**STORED ROWS:**
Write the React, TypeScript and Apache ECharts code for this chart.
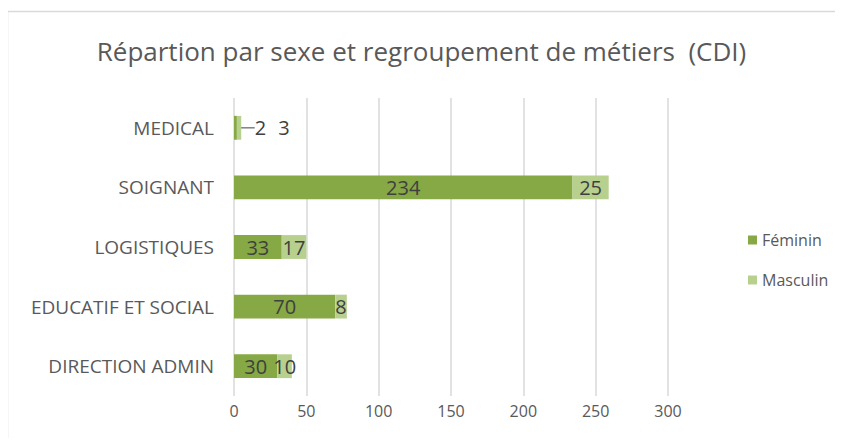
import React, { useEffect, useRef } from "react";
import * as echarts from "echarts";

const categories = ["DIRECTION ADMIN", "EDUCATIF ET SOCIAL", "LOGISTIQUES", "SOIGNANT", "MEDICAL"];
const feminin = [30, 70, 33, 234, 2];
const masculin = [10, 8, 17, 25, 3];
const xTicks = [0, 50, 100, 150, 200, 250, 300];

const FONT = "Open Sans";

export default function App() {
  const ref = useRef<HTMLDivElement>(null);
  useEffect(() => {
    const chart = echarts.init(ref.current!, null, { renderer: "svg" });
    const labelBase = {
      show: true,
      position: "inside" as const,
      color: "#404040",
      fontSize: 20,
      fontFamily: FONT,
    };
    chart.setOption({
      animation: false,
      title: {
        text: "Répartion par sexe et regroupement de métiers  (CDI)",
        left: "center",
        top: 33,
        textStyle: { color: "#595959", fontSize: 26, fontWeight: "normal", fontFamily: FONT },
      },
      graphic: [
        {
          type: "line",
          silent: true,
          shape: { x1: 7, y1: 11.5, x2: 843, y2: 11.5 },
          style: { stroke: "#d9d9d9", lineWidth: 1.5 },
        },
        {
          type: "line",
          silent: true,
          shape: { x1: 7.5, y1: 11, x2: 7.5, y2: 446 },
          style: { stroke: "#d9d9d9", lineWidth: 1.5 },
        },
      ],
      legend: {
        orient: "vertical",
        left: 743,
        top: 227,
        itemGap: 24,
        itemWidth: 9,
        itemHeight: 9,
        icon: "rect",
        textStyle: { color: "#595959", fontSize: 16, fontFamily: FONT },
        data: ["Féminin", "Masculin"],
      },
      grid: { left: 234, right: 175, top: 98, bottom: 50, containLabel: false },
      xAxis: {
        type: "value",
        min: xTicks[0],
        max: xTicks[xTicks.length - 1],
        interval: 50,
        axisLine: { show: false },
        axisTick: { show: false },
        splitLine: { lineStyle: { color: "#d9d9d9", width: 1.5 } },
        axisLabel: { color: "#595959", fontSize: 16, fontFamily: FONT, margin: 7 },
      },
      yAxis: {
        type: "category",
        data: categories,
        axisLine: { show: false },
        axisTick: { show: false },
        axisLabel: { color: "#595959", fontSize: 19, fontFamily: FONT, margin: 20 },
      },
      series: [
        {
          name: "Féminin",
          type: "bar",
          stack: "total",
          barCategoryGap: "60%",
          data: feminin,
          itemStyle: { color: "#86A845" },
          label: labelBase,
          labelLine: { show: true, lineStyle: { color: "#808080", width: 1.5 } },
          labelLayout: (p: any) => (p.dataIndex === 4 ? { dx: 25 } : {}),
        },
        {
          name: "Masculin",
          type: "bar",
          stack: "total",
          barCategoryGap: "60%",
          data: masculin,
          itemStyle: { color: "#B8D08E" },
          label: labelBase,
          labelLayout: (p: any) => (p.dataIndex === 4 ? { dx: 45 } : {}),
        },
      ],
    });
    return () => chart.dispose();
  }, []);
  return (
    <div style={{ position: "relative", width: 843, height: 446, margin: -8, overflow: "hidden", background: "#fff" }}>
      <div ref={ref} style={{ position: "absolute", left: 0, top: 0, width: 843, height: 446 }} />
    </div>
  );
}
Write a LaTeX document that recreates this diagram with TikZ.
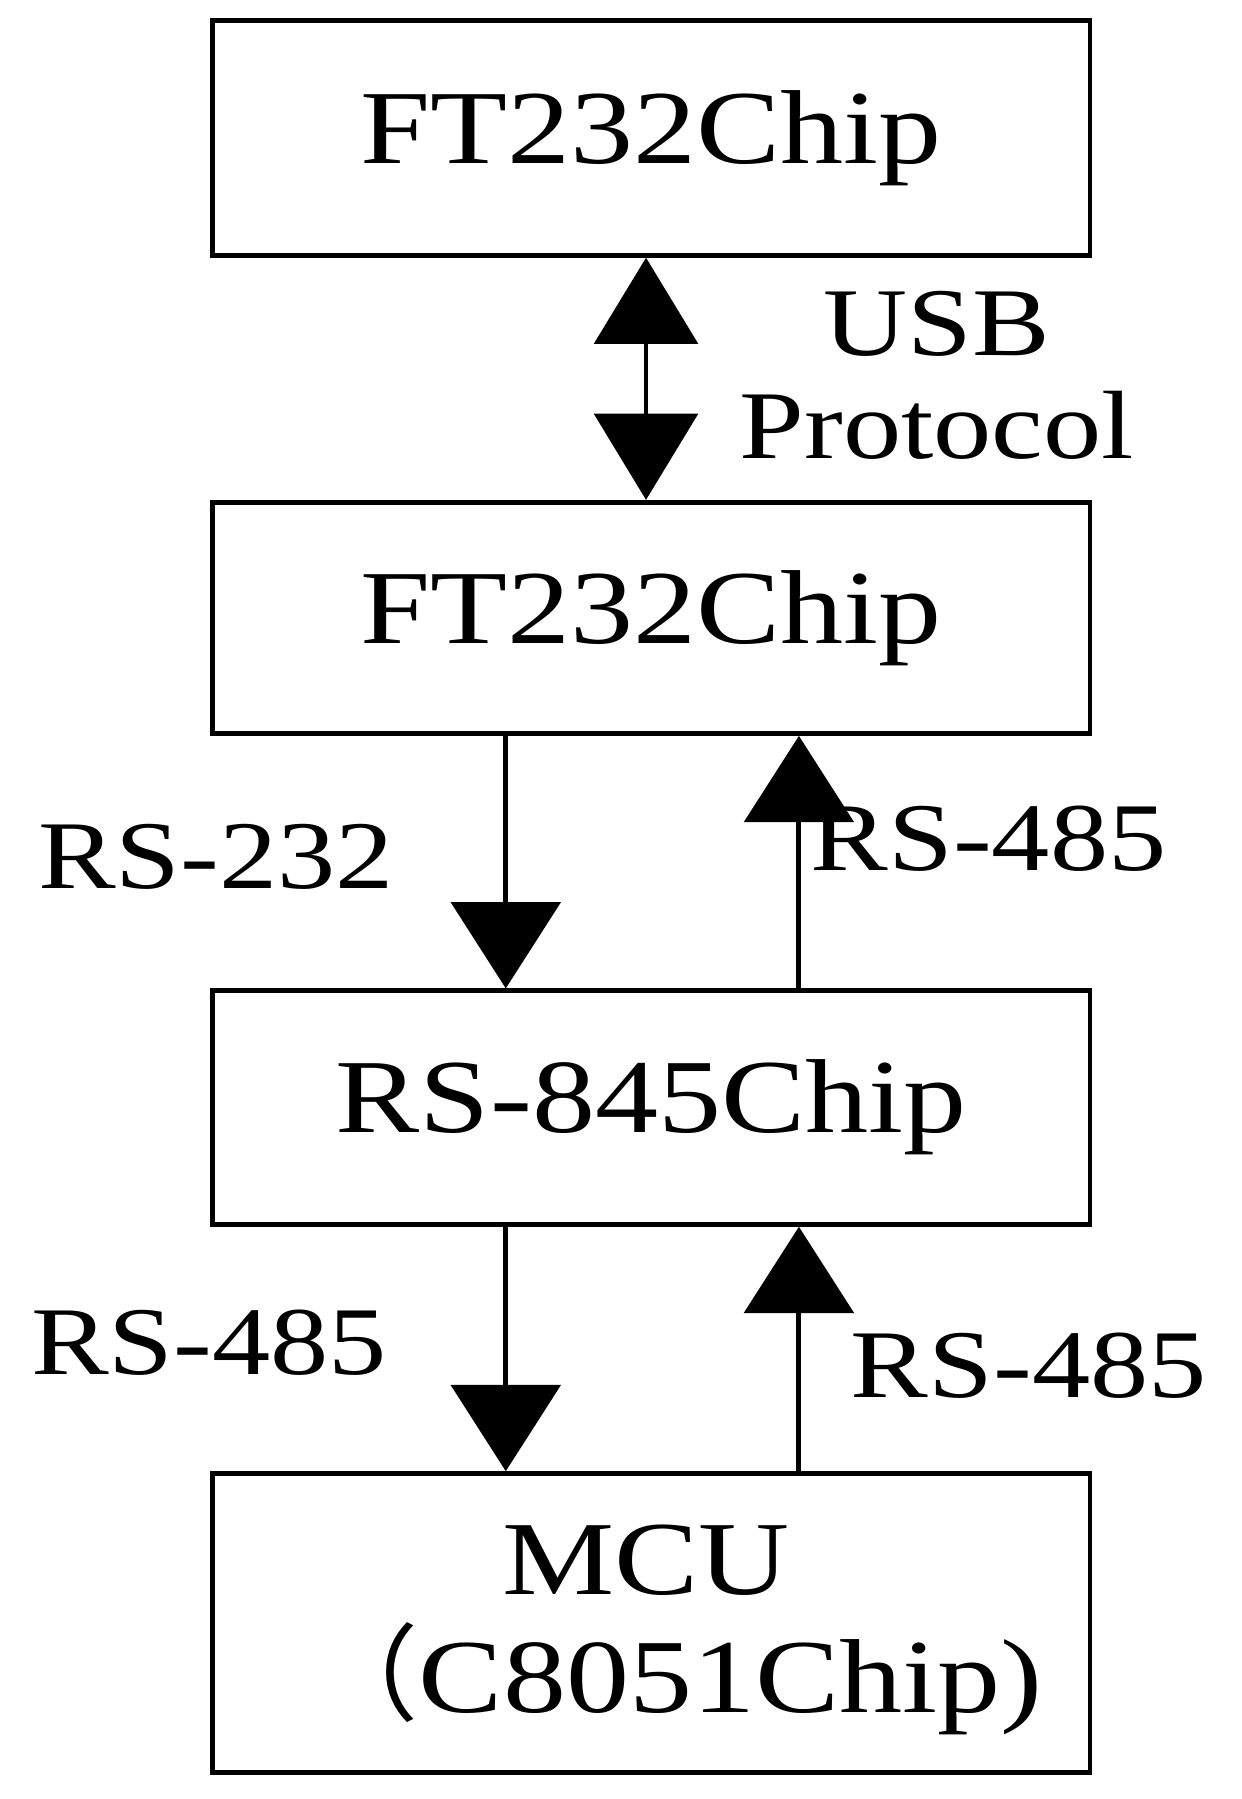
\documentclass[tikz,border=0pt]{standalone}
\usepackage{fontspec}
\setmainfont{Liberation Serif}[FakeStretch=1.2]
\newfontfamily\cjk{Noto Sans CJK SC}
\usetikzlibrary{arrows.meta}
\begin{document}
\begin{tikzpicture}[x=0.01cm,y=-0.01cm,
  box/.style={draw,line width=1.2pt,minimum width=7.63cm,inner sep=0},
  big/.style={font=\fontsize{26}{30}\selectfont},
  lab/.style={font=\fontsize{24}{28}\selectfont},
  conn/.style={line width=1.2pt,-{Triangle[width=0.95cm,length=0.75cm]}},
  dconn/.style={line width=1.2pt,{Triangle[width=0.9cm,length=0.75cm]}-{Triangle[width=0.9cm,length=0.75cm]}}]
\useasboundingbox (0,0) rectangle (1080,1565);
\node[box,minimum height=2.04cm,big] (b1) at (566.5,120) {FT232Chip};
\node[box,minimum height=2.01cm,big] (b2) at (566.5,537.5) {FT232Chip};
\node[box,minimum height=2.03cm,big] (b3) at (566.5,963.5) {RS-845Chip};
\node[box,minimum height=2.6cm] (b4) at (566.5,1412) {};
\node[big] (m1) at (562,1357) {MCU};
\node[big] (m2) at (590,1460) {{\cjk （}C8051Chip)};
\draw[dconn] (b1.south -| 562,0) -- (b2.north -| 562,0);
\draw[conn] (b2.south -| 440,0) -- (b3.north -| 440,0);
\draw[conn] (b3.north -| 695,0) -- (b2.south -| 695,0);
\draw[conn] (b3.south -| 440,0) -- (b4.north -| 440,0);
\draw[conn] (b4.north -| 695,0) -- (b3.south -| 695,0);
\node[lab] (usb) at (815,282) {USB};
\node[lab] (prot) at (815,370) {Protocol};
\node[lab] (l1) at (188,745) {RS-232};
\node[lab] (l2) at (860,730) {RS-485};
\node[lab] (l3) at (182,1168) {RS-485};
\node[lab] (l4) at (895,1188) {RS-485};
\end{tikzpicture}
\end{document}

**THE PROBLEM:** Please quote the lines of the material, beginning with the first and ending with the one that contains "const xTicks = [0, 50, 100, 150, 200, 250, 300];", exactly as written and without any pictures.

**COMPLETE RESPONSE:**
Write the React, TypeScript and Apache ECharts code for this chart.
import React, { useEffect, useRef } from "react";
import * as echarts from "echarts";

const categories = ["DIRECTION ADMIN", "EDUCATIF ET SOCIAL", "LOGISTIQUES", "SOIGNANT", "MEDICAL"];
const feminin = [30, 70, 33, 234, 2];
const masculin = [10, 8, 17, 25, 3];
const xTicks = [0, 50, 100, 150, 200, 250, 300];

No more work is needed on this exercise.